→ Given data:
________

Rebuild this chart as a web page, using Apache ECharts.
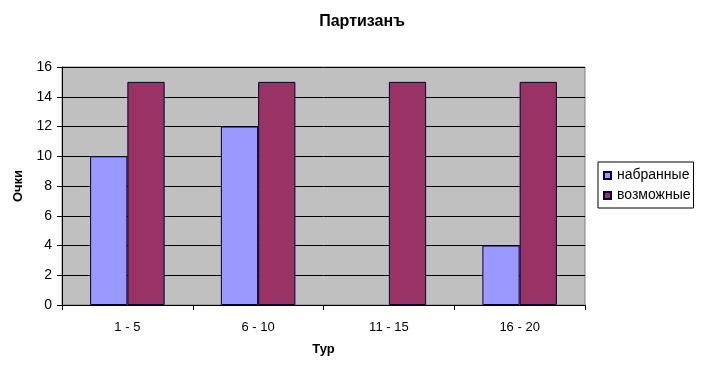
<!DOCTYPE html>
<html><head><meta charset="utf-8">
<script src="https://cdn.jsdelivr.net/npm/echarts@6/dist/echarts.min.js"></script>
<style>html,body{margin:0;padding:0;background:#fff}#c{width:704px;height:368px}</style>
</head><body><div id="c"></div>
<script>
const categories = ['1 - 5', '6 - 10', '11 - 15', '16 - 20'];
const scored = [10, 12, 0, 4];
const possible = [15, 15, 15, 15];
const seriesNames = ['набранные', 'возможные'];
const yTicks = { min: 0, max: 16, interval: 2 };

const toItems = arr => arr.map(v => v === 0 ? { value: v, itemStyle: { borderWidth: 0 } } : v);

const chart = echarts.init(document.getElementById('c'), null, { renderer: 'canvas' });
const font = 'Arial, "Liberation Sans", sans-serif';
chart.setOption({
  animation: false,
  backgroundColor: '#ffffff',
  title: {
    text: 'Партизанъ', left: 357, top: 9, textAlign: 'center',
    textStyle: { fontFamily: font, fontSize: 16, fontWeight: 'bold', color: '#000' }
  },
  legend: {
    orient: 'vertical', left: 598, top: 162,
    data: seriesNames,
    borderColor: '#000', borderWidth: 1,
    padding: [6, 3, 5, 5],
    itemWidth: 7, itemHeight: 7, itemGap: 5,
    icon: 'rect',
    textStyle: { fontFamily: font, fontSize: 14, lineHeight: 15, color: '#000', padding: [0, 0, 0, 1] }
  },
  grid: {
    left: 62, right: 119, top: 67, bottom: 63,
    show: true, backgroundColor: '#C0C0C0', borderColor: '#808080', borderWidth: 1
  },
  xAxis: {
    type: 'category', data: categories,
    name: 'Тур', nameLocation: 'middle', nameGap: 38,
    nameTextStyle: { fontFamily: font, fontSize: 13, fontWeight: 'bold', color: '#000' },
    axisLine: { lineStyle: { color: '#000', width: 1 } },
    axisTick: { show: true, length: 5, lineStyle: { color: '#000' } },
    axisLabel: { fontFamily: font, fontSize: 13, color: '#000', margin: 16 },
    splitLine: { show: false }
  },
  yAxis: {
    type: 'value', min: yTicks.min, max: yTicks.max, interval: yTicks.interval,
    name: 'Очки', nameLocation: 'middle', nameGap: 37, nameRotate: 90,
    nameTextStyle: { fontFamily: font, fontSize: 13, fontWeight: 'bold', color: '#000' },
    axisLine: { show: true, lineStyle: { color: '#000', width: 1 } },
    axisTick: { show: true, length: 5, lineStyle: { color: '#000' } },
    axisLabel: { fontFamily: font, fontSize: 14, color: '#000', margin: 10 },
    splitLine: { show: true, lineStyle: { color: '#000', width: 1 } }
  },
  series: [
    {
      name: seriesNames[0], type: 'bar', data: toItems(scored),
      barGap: '0%', barCategoryGap: '43%',
      itemStyle: { color: '#9999FF', borderColor: '#000033', borderWidth: 1 }
    },
    {
      name: seriesNames[1], type: 'bar', data: toItems(possible),
      barGap: '0%', barCategoryGap: '43%',
      itemStyle: { color: '#993366', borderColor: '#000033', borderWidth: 1 }
    }
  ]
});
</script></body></html>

________

Reproduce each line exactly as it appears, omitting the pictures.

→ Result:
Rebuild this chart as a web page, using Apache ECharts.
<!DOCTYPE html>
<html><head><meta charset="utf-8">
<script src="https://cdn.jsdelivr.net/npm/echarts@6/dist/echarts.min.js"></script>
<style>html,body{margin:0;padding:0;background:#fff}#c{width:704px;height:368px}</style>
</head><body><div id="c"></div>
<script>
const categories = ['1 - 5', '6 - 10', '11 - 15', '16 - 20'];
const scored = [10, 12, 0, 4];
const possible = [15, 15, 15, 15];
const seriesNames = ['набранные', 'возможные'];
const yTicks = { min: 0, max: 16, interval: 2 };

const toItems = arr => arr.map(v => v === 0 ? { value: v, itemStyle: { borderWidth: 0 } } : v);

const chart = echarts.init(document.getElementById('c'), null, { renderer: 'canvas' });
const font = 'Arial, "Liberation Sans", sans-serif';
chart.setOption({
  animation: false,
  backgroundColor: '#ffffff',
  title: {
    text: 'Партизанъ', left: 357, top: 9, textAlign: 'center',
    textStyle: { fontFamily: font, fontSize: 16, fontWeight: 'bold', color: '#000' }
  },
  legend: {
    orient: 'vertical', left: 598, top: 162,
    data: seriesNames,
    borderColor: '#000', borderWidth: 1,
    padding: [6, 3, 5, 5],
    itemWidth: 7, itemHeight: 7, itemGap: 5,
    icon: 'rect',
    textStyle: { fontFamily: font, fontSize: 14, lineHeight: 15, color: '#000', padding: [0, 0, 0, 1] }
  },
  grid: {
    left: 62, right: 119, top: 67, bottom: 63,
    show: true, backgroundColor: '#C0C0C0', borderColor: '#808080', borderWidth: 1
  },
  xAxis: {
    type: 'category', data: categories,
    name: 'Тур', nameLocation: 'middle', nameGap: 38,
    nameTextStyle: { fontFamily: font, fontSize: 13, fontWeight: 'bold', color: '#000' },
    axisLine: { lineStyle: { color: '#000', width: 1 } },
    axisTick: { show: true, length: 5, lineStyle: { color: '#000' } },
    axisLabel: { fontFamily: font, fontSize: 13, color: '#000', margin: 16 },
    splitLine: { show: false }
  },
  yAxis: {
    type: 'value', min: yTicks.min, max: yTicks.max, interval: yTicks.interval,
    name: 'Очки', nameLocation: 'middle', nameGap: 37, nameRotate: 90,
    nameTextStyle: { fontFamily: font, fontSize: 13, fontWeight: 'bold', color: '#000' },
    axisLine: { show: true, lineStyle: { color: '#000', width: 1 } },
    axisTick: { show: true, length: 5, lineStyle: { color: '#000' } },
    axisLabel: { fontFamily: font, fontSize: 14, color: '#000', margin: 10 },
    splitLine: { show: true, lineStyle: { color: '#000', width: 1 } }
  },
  series: [
    {
      name: seriesNames[0], type: 'bar', data: toItems(scored),
      barGap: '0%', barCategoryGap: '43%',
      itemStyle: { color: '#9999FF', borderColor: '#000033', borderWidth: 1 }
    },
    {
      name: seriesNames[1], type: 'bar', data: toItems(possible),
      barGap: '0%', barCategoryGap: '43%',
      itemStyle: { color: '#993366', borderColor: '#000033', borderWidth: 1 }
    }
  ]
});
</script></body></html>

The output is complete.